Given data |
▶
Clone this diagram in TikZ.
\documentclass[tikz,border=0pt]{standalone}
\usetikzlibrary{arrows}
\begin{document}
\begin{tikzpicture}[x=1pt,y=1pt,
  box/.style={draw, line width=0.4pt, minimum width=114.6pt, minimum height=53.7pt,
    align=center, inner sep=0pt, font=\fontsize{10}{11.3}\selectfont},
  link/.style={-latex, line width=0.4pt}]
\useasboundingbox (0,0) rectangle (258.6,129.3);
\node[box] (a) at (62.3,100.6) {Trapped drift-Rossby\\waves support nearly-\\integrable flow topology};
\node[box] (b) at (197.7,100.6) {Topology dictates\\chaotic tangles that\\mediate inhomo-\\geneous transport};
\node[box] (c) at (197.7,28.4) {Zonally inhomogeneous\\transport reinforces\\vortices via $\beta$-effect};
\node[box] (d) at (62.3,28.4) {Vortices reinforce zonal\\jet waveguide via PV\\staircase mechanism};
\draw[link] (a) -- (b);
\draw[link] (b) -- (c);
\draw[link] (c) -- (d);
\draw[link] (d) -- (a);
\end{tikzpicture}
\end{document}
◀
Extract the complete listing verbatim.

Clone this diagram in TikZ.
\documentclass[tikz,border=0pt]{standalone}
\usetikzlibrary{arrows}
\begin{document}
\begin{tikzpicture}[x=1pt,y=1pt,
  box/.style={draw, line width=0.4pt, minimum width=114.6pt, minimum height=53.7pt,
    align=center, inner sep=0pt, font=\fontsize{10}{11.3}\selectfont},
  link/.style={-latex, line width=0.4pt}]
\useasboundingbox (0,0) rectangle (258.6,129.3);
\node[box] (a) at (62.3,100.6) {Trapped drift-Rossby\\waves support nearly-\\integrable flow topology};
\node[box] (b) at (197.7,100.6) {Topology dictates\\chaotic tangles that\\mediate inhomo-\\geneous transport};
\node[box] (c) at (197.7,28.4) {Zonally inhomogeneous\\transport reinforces\\vortices via $\beta$-effect};
\node[box] (d) at (62.3,28.4) {Vortices reinforce zonal\\jet waveguide via PV\\staircase mechanism};
\draw[link] (a) -- (b);
\draw[link] (b) -- (c);
\draw[link] (c) -- (d);
\draw[link] (d) -- (a);
\end{tikzpicture}
\end{document}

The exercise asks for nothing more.